Fuzzy Databases

Nov 28, 2022

Different trade-offs already give rise to significantly different types of databases – from OLTP to OLAP, relational to non-relational, key-value, graph, document, and object database (to name a few).

What if you relaxed some key properties that we've come to expect?

What if databases returned extrapolated results?

If you squint, LLMs resemble something like a vector search database. Items are stored as embeddings, and queries return deterministic yet fuzzy results. What you lose in data loading time (i.e., model training), you make up for in compression (model size) and query time (inference). In the best case, models denoise and clean data automatically. The schema is learned rather than declared.

What if anyone could write to the database?

Blockchains are databases as well. They provide a verifiable ledger and peer-to-peer write access in exchange for significant trade-offs in privacy, throughput, latency, and storage costs.

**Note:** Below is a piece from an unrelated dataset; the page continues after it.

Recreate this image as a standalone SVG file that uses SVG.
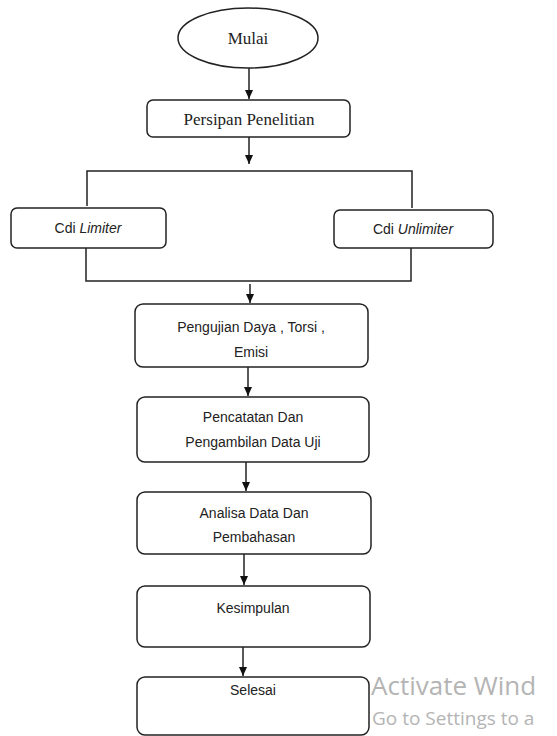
<svg xmlns="http://www.w3.org/2000/svg" width="557" height="736" viewBox="0 0 557 736">
<style>
.box{fill:#fff;stroke:#222;stroke-width:1.5}
.ln{fill:none;stroke:#222;stroke-width:1.5}
.t{font-family:"Liberation Sans",Arial,sans-serif;font-size:14px;fill:#222;text-anchor:middle}
.s{font-family:"Liberation Serif","Times New Roman",serif;font-size:17px;fill:#222;text-anchor:middle}
.wm{font-family:"Open Sans","Noto Sans",sans-serif;fill:#b4b4b4}
</style>
<defs>
<marker id="ah" markerWidth="10" markerHeight="10" refX="9" refY="5" orient="auto" markerUnits="userSpaceOnUse">
<path d="M0,1 L9,5 L0,9 Z" fill="#111"/>
</marker>
</defs>
<rect width="557" height="736" fill="#fff"/>
<g id="connectors">
<line class="ln" x1="249" y1="68" x2="249" y2="99" marker-end="url(#ah)"/>
<line class="ln" x1="249" y1="137" x2="249" y2="164" marker-end="url(#ah)"/>
<polyline class="ln" points="87,206 87,171 412,171 412,208"/>
<polyline class="ln" points="86,248 86,281 411,281 411,248"/>
<line class="ln" x1="250" y1="284" x2="250" y2="303" marker-end="url(#ah)"/>
<line class="ln" x1="248" y1="367" x2="248" y2="396" marker-end="url(#ah)"/>
<line class="ln" x1="246" y1="462" x2="246" y2="491" marker-end="url(#ah)"/>
<line class="ln" x1="244" y1="554" x2="244" y2="585" marker-end="url(#ah)"/>
<line class="ln" x1="243" y1="647" x2="243" y2="676" marker-end="url(#ah)"/>
</g>
<g id="mulai">
<ellipse class="box" cx="248" cy="38" rx="70" ry="30"/>
<text class="s" x="248" y="44">Mulai</text>
</g>
<g id="persiapan">
<rect class="box" x="147" y="100" width="203" height="37" rx="6"/>
<text class="s" x="249" y="125">Persipan Penelitian</text>
</g>
<g id="cdi-limiter">
<rect class="box" x="11" y="208" width="155" height="40" rx="6"/>
<text class="t" x="88" y="233">Cdi <tspan font-style="italic">Limiter</tspan></text>
</g>
<g id="cdi-unlimiter">
<rect class="box" x="334" y="210" width="159" height="38" rx="6"/>
<text class="t" x="413" y="234">Cdi <tspan font-style="italic">Unlimiter</tspan></text>
</g>
<g id="pengujian">
<rect class="box" x="135" y="304" width="233" height="63" rx="8"/>
<text class="t" x="251" y="332">Pengujian Daya , Torsi ,</text>
<text class="t" x="251" y="357">Emisi</text>
</g>
<g id="pencatatan">
<rect class="box" x="137" y="397" width="232" height="65" rx="8"/>
<text class="t" x="253" y="422">Pencatatan Dan</text>
<text class="t" x="253" y="447">Pengambilan Data Uji</text>
</g>
<g id="analisa">
<rect class="box" x="137" y="492" width="234" height="62" rx="8"/>
<text class="t" x="254" y="518">Analisa Data Dan</text>
<text class="t" x="254" y="542">Pembahasan</text>
</g>
<g id="kesimpulan">
<rect class="box" x="137" y="586" width="233" height="61" rx="8"/>
<text class="t" x="253" y="613">Kesimpulan</text>
</g>
<g id="selesai">
<rect class="box" x="137" y="677" width="232" height="58" rx="8"/>
<text class="t" x="253" y="695">Selesai</text>
</g>
<g id="watermark">
<text class="wm" x="371" y="695" font-size="26">Activate Wind</text>
<text class="wm" x="372" y="725" font-size="19">Go to Settings to a</text>
</g>
</svg>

Keys are hashes (similar to a distributed hash table). Authorization is done through public-key infrastructure, and a generalized computing model can be built on top of the distributed ledger (e.g., the EVM).

What if the database could be embedded anywhere?

SQLite/DuckDB answer this question. While neither can support concurrent writes from different processes and are limited in other terms of horizontal scaling, they can be easier to use and can fit in more workflows (e.g., serverless, edge, browser). In many cases, they are operationally much easier to manage than a traditional database.

You could also look at these databases through the lens of hard-to-compute, easy-to-verify.